(GIVEN EXERCISE)
Quote, exactly, the line holding "Rebuild this diagram" and all lines after it to the end of the records below. Exclude pictures.

────

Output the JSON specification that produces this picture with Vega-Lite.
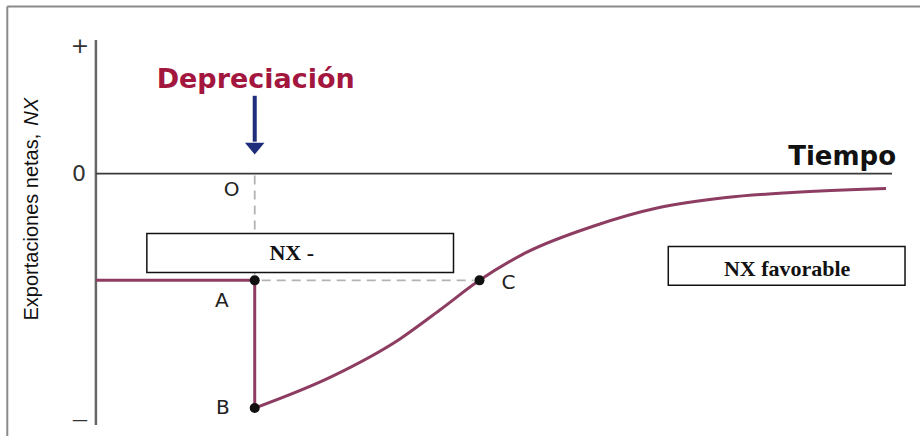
{
  "$schema": "https://vega.github.io/schema/vega-lite/v6.json",
  "width": 921,
  "height": 437,
  "autosize": {"type": "fit", "contains": "padding"},
  "padding": 0,
  "background": "white",
  "config": {"view": {"stroke": null}},
  "datasets": {
    "frame": [
      {"t": -8.87, "nx": 16.75, "t2": -8.87, "nx2": -26.3},
      {"t": -8.87, "nx": 16.75, "t2": 82.5, "nx2": 16.75}
    ],
    "yaxis": [{"t": 0, "nx": 13.4, "t2": 0, "nx2": -25.2}],
    "zero": [{"t": 0, "nx": 0, "t2": 79.7, "nx2": 0}],
    "guides": [
      {"t": 15.9, "nx": -0.2, "t2": 15.9, "nx2": -10.4},
      {"t": 16.6, "nx": -10.7, "t2": 37.8, "nx2": -10.7}
    ],
    "base": [
      {"t": 0, "nx": -10.7, "o": 1},
      {"t": 15.9, "nx": -10.7, "o": 2},
      {"t": 15.9, "nx": -23.5, "o": 3}
    ],
    "curve": [
      {"t": 15.9, "nx": -23.5},
      {"t": 23.7, "nx": -20.3},
      {"t": 30.4, "nx": -16.6},
      {"t": 34.4, "nx": -13.7},
      {"t": 38.4, "nx": -10.7},
      {"t": 43.1, "nx": -7.9},
      {"t": 49.7, "nx": -5.3},
      {"t": 56.4, "nx": -3.4},
      {"t": 63.1, "nx": -2.4},
      {"t": 69.7, "nx": -1.9},
      {"t": 79.1, "nx": -1.5}
    ],
    "points": [
      {"t": 15.9, "nx": -10.7, "name": "A"},
      {"t": 15.9, "nx": -23.5, "name": "B"},
      {"t": 38.4, "nx": -10.7, "name": "C"}
    ],
    "shaft": [{"t": 15.9, "nx": 7.8, "t2": 15.9, "nx2": 3.2}],
    "head": [{"t": 15.9, "nx": 2.5}],
    "boxes": [
      {"t": 5.1, "t2": 35.8, "nx": -6.0, "nx2": -9.9, "label": "NX -", "tc": 19.6, "nc": -7.95},
      {"t": 57.3, "t2": 81.0, "nx": -7.3, "nx2": -11.2, "label": "NX favorable", "tc": 69.2, "nc": -9.6}
    ],
    "ticks": [
      {"t": -1.6, "nx": 12.8, "label": "+"},
      {"t": -1.7, "nx": 0, "label": "0"}
    ],
    "minus": [
      {"t": -1.6, "nx": -24.7, "label": "—"}
    ],
    "ptlabels": [
      {"t": 13.6, "nx": -1.6, "label": "O"},
      {"t": 12.6, "nx": -12.8, "label": "A"},
      {"t": 12.7, "nx": -23.5, "label": "B"},
      {"t": 41.3, "nx": -11.0, "label": "C"}
    ],
    "dep": [{"t": 16.0, "nx": 9.4, "label": "Depreciación"}],
    "tiempo": [{"t": 80.1, "nx": 0.9, "label": "Tiempo"}],
    "ytitle1": [{"t": -6.4, "nx": 4.0, "label": "Exportaciones netas,"}],
    "ytitle2": [{"t": -6.4, "nx": 4.8, "label": "NX"}]
  },
  "encoding": {
    "x": {"field": "t", "type": "quantitative", "scale": {"domain": [-9.6, 82.5], "nice": false, "zero": false}, "axis": null},
    "y": {"field": "nx", "type": "quantitative", "scale": {"domain": [-26.3, 17.4], "nice": false, "zero": false}, "axis": null}
  },
  "layer": [
    {
      "data": {"name": "frame"},
      "mark": {"type": "rule", "color": "#8a8a8a", "strokeWidth": 2},
      "encoding": {"x2": {"field": "t2"}, "y2": {"field": "nx2"}}
    },
    {
      "data": {"name": "guides"},
      "mark": {"type": "rule", "color": "#b3b3b3", "strokeWidth": 1.8, "strokeDash": [9, 6]},
      "encoding": {"x2": {"field": "t2"}, "y2": {"field": "nx2"}}
    },
    {
      "data": {"name": "yaxis"},
      "mark": {"type": "rule", "color": "#666666", "strokeWidth": 2.5},
      "encoding": {"x2": {"field": "t2"}, "y2": {"field": "nx2"}}
    },
    {
      "data": {"name": "zero"},
      "mark": {"type": "rule", "color": "#3a3a3a", "strokeWidth": 1.8},
      "encoding": {"x2": {"field": "t2"}, "y2": {"field": "nx2"}}
    },
    {
      "data": {"name": "boxes"},
      "mark": {"type": "rect", "fill": "white", "stroke": "#111111", "strokeWidth": 1.5},
      "encoding": {"x2": {"field": "t2"}, "y2": {"field": "nx2"}}
    },
    {
      "data": {"name": "boxes"},
      "mark": {"type": "text", "font": "Liberation Serif", "fontWeight": "bold", "fontSize": 22, "color": "#111111", "align": "center", "baseline": "middle"},
      "encoding": {
        "x": {"field": "tc", "type": "quantitative"},
        "y": {"field": "nc", "type": "quantitative"},
        "text": {"field": "label"}
      }
    },
    {
      "data": {"name": "base"},
      "mark": {"type": "line", "color": "#8e3d62", "strokeWidth": 3},
      "encoding": {"order": {"field": "o", "type": "quantitative"}}
    },
    {
      "data": {"name": "curve"},
      "mark": {"type": "line", "color": "#8e3d62", "strokeWidth": 3, "interpolate": "monotone"},
      "encoding": {}
    },
    {
      "data": {"name": "points"},
      "mark": {"type": "point", "filled": true, "color": "#111111", "size": 100, "opacity": 1}
    },
    {
      "data": {"name": "shaft"},
      "mark": {"type": "rule", "color": "#1f2d7a", "strokeWidth": 4},
      "encoding": {"x2": {"field": "t2"}, "y2": {"field": "nx2"}}
    },
    {
      "data": {"name": "head"},
      "mark": {"type": "point", "filled": true, "color": "#1f2d7a", "opacity": 1, "size": 380, "shape": "M-1,-0.6L1,-0.6L0,0.6Z"}
    },
    {
      "data": {"name": "ticks"},
      "mark": {"type": "text", "font": "DejaVu Sans", "fontSize": 22, "color": "#333333", "align": "center", "baseline": "middle"},
      "encoding": {"text": {"field": "label"}}
    },
    {
      "data": {"name": "minus"},
      "mark": {"type": "text", "font": "DejaVu Sans", "fontSize": 16, "color": "#333333", "align": "center", "baseline": "middle"},
      "encoding": {"text": {"field": "label"}}
    },
    {
      "data": {"name": "ptlabels"},
      "mark": {"type": "text", "font": "DejaVu Sans", "fontSize": 20, "color": "#222222", "align": "center", "baseline": "middle"},
      "encoding": {"text": {"field": "label"}}
    },
    {
      "data": {"name": "dep"},
      "mark": {"type": "text", "font": "DejaVu Sans", "fontWeight": "bold", "fontSize": 27, "color": "#a3173f", "align": "center", "baseline": "middle"},
      "encoding": {"text": {"field": "label"}}
    },
    {
      "data": {"name": "tiempo"},
      "mark": {"type": "text", "font": "DejaVu Sans", "fontWeight": "bold", "fontSize": 26, "color": "#111111", "align": "right", "baseline": "alphabetic"},
      "encoding": {"text": {"field": "label"}}
    },
    {
      "data": {"name": "ytitle1"},
      "mark": {"type": "text", "font": "Liberation Sans", "fontSize": 20, "color": "#111111", "angle": 270, "align": "right", "baseline": "middle"},
      "encoding": {"text": {"field": "label"}}
    },
    {
      "data": {"name": "ytitle2"},
      "mark": {"type": "text", "font": "Liberation Sans", "fontSize": 20, "fontStyle": "italic", "color": "#111111", "angle": 270, "align": "left", "baseline": "middle"},
      "encoding": {"text": {"field": "label"}}
    }
  ]
}
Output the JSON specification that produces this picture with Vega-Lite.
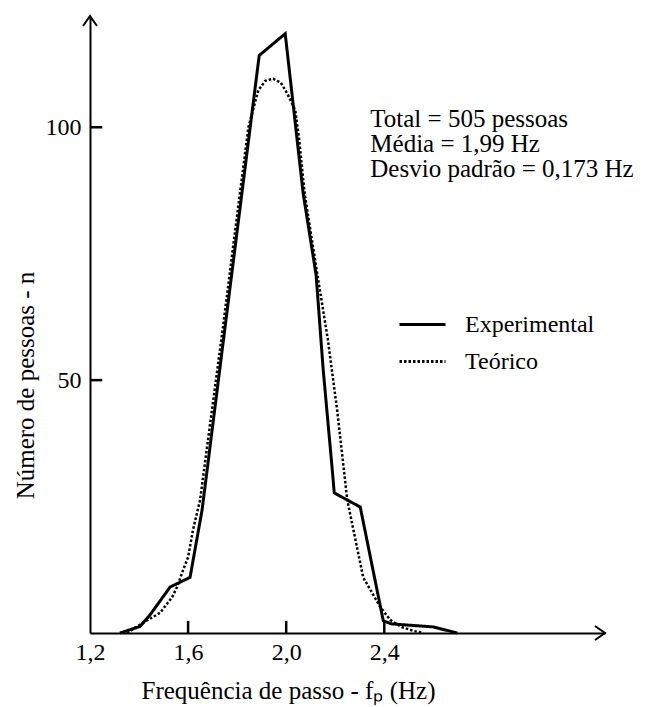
{
  "$schema": "https://vega.github.io/schema/vega-lite/v6.json",
  "width": 515,
  "height": 617,
  "autosize": "none",
  "padding": {"left": 90, "top": 16, "right": 41, "bottom": 74},
  "background": "white",
  "config": {
    "view": {"stroke": null},
    "font": "Liberation Serif, Times New Roman, serif",
    "text": {"font": "Liberation Serif, Times New Roman, serif"},
    "axis": {
      "domainColor": "black", "domainWidth": 2, "ticks": false,
      "labelColor": "black", "titleColor": "black", "labelFont": "Liberation Serif, Times New Roman, serif",
      "titleFont": "Liberation Serif, Times New Roman, serif", "labelFontSize": 24, "titleFontSize": 25,
      "titleFontWeight": "normal", "grid": false
    },
    "legend": {"labelFont": "Liberation Serif, Times New Roman, serif", "labelFontSize": 24, "labelColor": "black"}
  },
  "datasets": {
    "curvas": [
      {"f": 1.322, "n": 0, "serie": "Experimental"},
      {"f": 1.404, "n": 1.3, "serie": "Experimental"},
      {"f": 1.445, "n": 3.6, "serie": "Experimental"},
      {"f": 1.527, "n": 9.1, "serie": "Experimental"},
      {"f": 1.608, "n": 11, "serie": "Experimental"},
      {"f": 1.657, "n": 24.3, "serie": "Experimental"},
      {"f": 1.890, "n": 114.2, "serie": "Experimental"},
      {"f": 1.996, "n": 118.5, "serie": "Experimental"},
      {"f": 2.069, "n": 87, "serie": "Experimental"},
      {"f": 2.122, "n": 70.8, "serie": "Experimental"},
      {"f": 2.151, "n": 52, "serie": "Experimental"},
      {"f": 2.188, "n": 32.2, "serie": "Experimental"},
      {"f": 2.196, "n": 27.7, "serie": "Experimental"},
      {"f": 2.302, "n": 24.9, "serie": "Experimental"},
      {"f": 2.396, "n": 2.4, "serie": "Experimental"},
      {"f": 2.43, "n": 1.8, "serie": "Experimental"},
      {"f": 2.60, "n": 1.2, "serie": "Experimental"},
      {"f": 2.698, "n": 0, "serie": "Experimental"},
      {"f": 1.351, "n": 0, "serie": "Teórico"},
      {"f": 1.416, "n": 2, "serie": "Teórico"},
      {"f": 1.486, "n": 4, "serie": "Teórico"},
      {"f": 1.535, "n": 7.1, "serie": "Teórico"},
      {"f": 1.555, "n": 9.1, "serie": "Teórico"},
      {"f": 1.580, "n": 12.5, "serie": "Teórico"},
      {"f": 1.600, "n": 15, "serie": "Teórico"},
      {"f": 1.620, "n": 20.4, "serie": "Teórico"},
      {"f": 1.649, "n": 26.3, "serie": "Teórico"},
      {"f": 1.686, "n": 40, "serie": "Teórico"},
      {"f": 1.741, "n": 60, "serie": "Teórico"},
      {"f": 1.793, "n": 80, "serie": "Teórico"},
      {"f": 1.846, "n": 100, "serie": "Teórico"},
      {"f": 1.886, "n": 107.3, "serie": "Teórico"},
      {"f": 1.915, "n": 109.2, "serie": "Teórico"},
      {"f": 1.947, "n": 109.6, "serie": "Teórico"},
      {"f": 1.978, "n": 108.8, "serie": "Teórico"},
      {"f": 2.004, "n": 106.7, "serie": "Teórico"},
      {"f": 2.037, "n": 103.4, "serie": "Teórico"},
      {"f": 2.052, "n": 98, "serie": "Teórico"},
      {"f": 2.075, "n": 87, "serie": "Teórico"},
      {"f": 2.13, "n": 70, "serie": "Teórico"},
      {"f": 2.17, "n": 58, "serie": "Teórico"},
      {"f": 2.208, "n": 44, "serie": "Teórico"},
      {"f": 2.249, "n": 26.3, "serie": "Teórico"},
      {"f": 2.314, "n": 11, "serie": "Teórico"},
      {"f": 2.384, "n": 5.1, "serie": "Teórico"},
      {"f": 2.424, "n": 2.6, "serie": "Teórico"},
      {"f": 2.47, "n": 1.2, "serie": "Teórico"},
      {"f": 2.52, "n": 0.4, "serie": "Teórico"},
      {"f": 2.56, "n": 0, "serie": "Teórico"}
    ],
    "marcas": [
      {"f": 1.6, "n": 0, "marca": "x1.6"}, {"f": 1.6, "n": 2.4, "marca": "x1.6"},
      {"f": 2.0, "n": 0, "marca": "x2.0"}, {"f": 2.0, "n": 2.4, "marca": "x2.0"},
      {"f": 2.4, "n": 0, "marca": "x2.4"}, {"f": 2.4, "n": 2.4, "marca": "x2.4"},
      {"f": 1.2, "n": 50, "marca": "y50"}, {"f": 1.25, "n": 50, "marca": "y50"},
      {"f": 1.2, "n": 100, "marca": "y100"}, {"f": 1.25, "n": 100, "marca": "y100"}
    ]
  },
  "layer": [
    {
      "data": {"name": "curvas"},
      "transform": [{"filter": "datum.serie === 'Teórico'"}],
      "mark": {"type": "line", "color": "black", "strokeWidth": 2.5, "strokeCap": "butt", "clip": false},
      "encoding": {
        "x": {"field": "f", "type": "quantitative", "scale": {"domain": [1.2, 3.3], "nice": false, "zero": false},
          "axis": {"values": [1.2, 1.6, 2.0, 2.4], "labelExpr": "replace(format(datum.value, '.1f'), '.', ',')",
            "labelPadding": 7, "labelFlush": false,
            "title": "Frequência de passo - fₚ (Hz)", "titleX": 198, "titleY": 57, "titleBaseline": "middle", "titleAlign": "center"}},
        "y": {"field": "n", "type": "quantitative", "scale": {"domain": [0, 122], "nice": false},
          "axis": {"values": [50, 100], "labelPadding": 9,
            "title": "Número de pessoas - n", "titleX": -65, "titleY": 369, "titleBaseline": "middle", "titleAlign": "center", "titleAngle": -90}},
        "strokeDash": {"field": "serie", "type": "nominal",
          "scale": {"domain": ["Experimental", "Teórico"], "range": [[1, 0], [2.5, 2]]},
          "legend": {"title": null, "orient": "none", "legendX": 308, "legendY": 284, "symbolType": "stroke",
            "symbolSize": 2116, "symbolStrokeWidth": 3, "symbolStrokeColor": "black", "labelOffset": 18, "rowPadding": -7, "padding": 0}}
      }
    },
    {
      "data": {"name": "curvas"},
      "transform": [{"filter": "datum.serie === 'Experimental'"}],
      "mark": {"type": "line", "color": "black", "strokeWidth": 3, "strokeJoin": "miter", "clip": false},
      "encoding": {
        "x": {"field": "f", "type": "quantitative"},
        "y": {"field": "n", "type": "quantitative"},
        "strokeDash": {"field": "serie", "type": "nominal"}
      }
    },
    {
      "data": {"name": "marcas"},
      "mark": {"type": "line", "color": "black", "strokeWidth": 2.5, "strokeCap": "butt", "clip": false},
      "encoding": {
        "x": {"field": "f", "type": "quantitative"},
        "y": {"field": "n", "type": "quantitative"},
        "detail": {"field": "marca", "type": "nominal"},
        "order": {"field": "n", "type": "quantitative"}
      }
    },
    {
      "data": {"values": [{"rotulo": "estatisticas"}]},
      "mark": {"type": "text", "text": ["Total = 505 pessoas", "Média = 1,99 Hz", "Desvio padrão = 0,173 Hz"],
        "align": "left", "baseline": "alphabetic", "fontSize": 25, "lineHeight": 25, "color": "black"},
      "encoding": {"x": {"datum": 2.343}, "y": {"datum": 100}}
    },
    {
      "data": {"values": [{"rotulo": "seta x"}]},
      "mark": {"type": "point", "shape": "M -1 -0.7 L 0 0 L -1 0.7", "filled": false, "stroke": "black", "strokeWidth": 2, "size": 400, "opacity": 1},
      "encoding": {"x": {"datum": 3.3}, "y": {"datum": 0}}
    },
    {
      "data": {"values": [{"rotulo": "seta y"}]},
      "mark": {"type": "point", "shape": "M -0.7 1 L 0 0 L 0.7 1", "filled": false, "stroke": "black", "strokeWidth": 2, "size": 400, "opacity": 1},
      "encoding": {"x": {"datum": 1.2}, "y": {"datum": 122}}
    }
  ]
}
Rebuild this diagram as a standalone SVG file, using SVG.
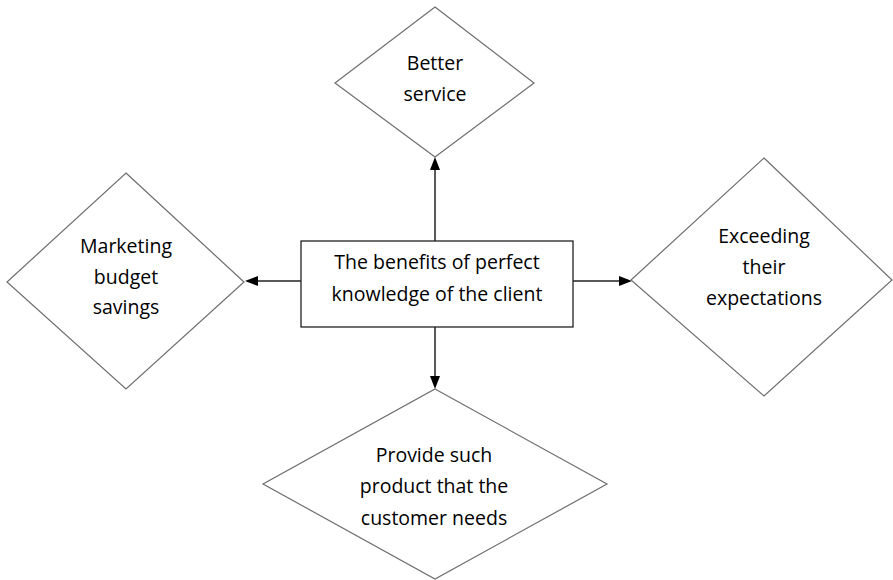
<svg xmlns="http://www.w3.org/2000/svg" width="893" height="580" viewBox="0 0 893 580">
<style>
.d{fill:#fff;stroke:#6e6e6e;stroke-width:1.2}
.r{fill:#fff;stroke:#222;stroke-width:1.3}
.t{font-family:"Open Sans","Liberation Sans",sans-serif;font-size:19.5px;fill:#000;text-anchor:middle}
.c{stroke:#222;stroke-width:1.5;fill:none}
.h{fill:#000}
</style>
<g id="connectors">
<line class="c" x1="435" y1="241" x2="435" y2="168"/>
<path class="h" d="M435,157 L430,170 L440,170 z"/>
<line class="c" x1="435" y1="327" x2="435" y2="378"/>
<path class="h" d="M435,389 L430,376 L440,376 z"/>
<line class="c" x1="301" y1="281" x2="256" y2="281"/>
<path class="h" d="M245,281 L258,276 L258,286 z"/>
<line class="c" x1="573" y1="281" x2="620" y2="281"/>
<path class="h" d="M632,281 L619,276 L619,286 z"/>
</g>
<g id="center">
<rect class="r" x="301" y="241" width="272" height="86"/>
<text class="t" x="437" y="269">The benefits of perfect</text>
<text class="t" x="437" y="301">knowledge of the client</text>
</g>
<g id="top">
<polygon class="d" points="435,7 534,83 435,157 335,83"/>
<text class="t" x="435" y="70">Better</text>
<text class="t" x="435" y="101">service</text>
</g>
<g id="left">
<polygon class="d" points="126,173 244,282 126,389 7,282"/>
<text class="t" x="126" y="253">Marketing</text>
<text class="t" x="126" y="284">budget</text>
<text class="t" x="126" y="314">savings</text>
</g>
<g id="right">
<polygon class="d" points="764,158 892,280 764,396 631,280"/>
<text class="t" x="764" y="243">Exceeding</text>
<text class="t" x="764" y="274">their</text>
<text class="t" x="764" y="305">expectations</text>
</g>
<g id="bottom">
<polygon class="d" points="435,389 607,484 435,579 263,484"/>
<text class="t" x="434" y="462">Provide such</text>
<text class="t" x="434" y="493">product that the</text>
<text class="t" x="434" y="525">customer needs</text>
</g>
</svg>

────

(TASK RESULT)
Rebuild this diagram as a standalone SVG file, using SVG.
<svg xmlns="http://www.w3.org/2000/svg" width="893" height="580" viewBox="0 0 893 580">
<style>
.d{fill:#fff;stroke:#6e6e6e;stroke-width:1.2}
.r{fill:#fff;stroke:#222;stroke-width:1.3}
.t{font-family:"Open Sans","Liberation Sans",sans-serif;font-size:19.5px;fill:#000;text-anchor:middle}
.c{stroke:#222;stroke-width:1.5;fill:none}
.h{fill:#000}
</style>
<g id="connectors">
<line class="c" x1="435" y1="241" x2="435" y2="168"/>
<path class="h" d="M435,157 L430,170 L440,170 z"/>
<line class="c" x1="435" y1="327" x2="435" y2="378"/>
<path class="h" d="M435,389 L430,376 L440,376 z"/>
<line class="c" x1="301" y1="281" x2="256" y2="281"/>
<path class="h" d="M245,281 L258,276 L258,286 z"/>
<line class="c" x1="573" y1="281" x2="620" y2="281"/>
<path class="h" d="M632,281 L619,276 L619,286 z"/>
</g>
<g id="center">
<rect class="r" x="301" y="241" width="272" height="86"/>
<text class="t" x="437" y="269">The benefits of perfect</text>
<text class="t" x="437" y="301">knowledge of the client</text>
</g>
<g id="top">
<polygon class="d" points="435,7 534,83 435,157 335,83"/>
<text class="t" x="435" y="70">Better</text>
<text class="t" x="435" y="101">service</text>
</g>
<g id="left">
<polygon class="d" points="126,173 244,282 126,389 7,282"/>
<text class="t" x="126" y="253">Marketing</text>
<text class="t" x="126" y="284">budget</text>
<text class="t" x="126" y="314">savings</text>
</g>
<g id="right">
<polygon class="d" points="764,158 892,280 764,396 631,280"/>
<text class="t" x="764" y="243">Exceeding</text>
<text class="t" x="764" y="274">their</text>
<text class="t" x="764" y="305">expectations</text>
</g>
<g id="bottom">
<polygon class="d" points="435,389 607,484 435,579 263,484"/>
<text class="t" x="434" y="462">Provide such</text>
<text class="t" x="434" y="493">product that the</text>
<text class="t" x="434" y="525">customer needs</text>
</g>
</svg>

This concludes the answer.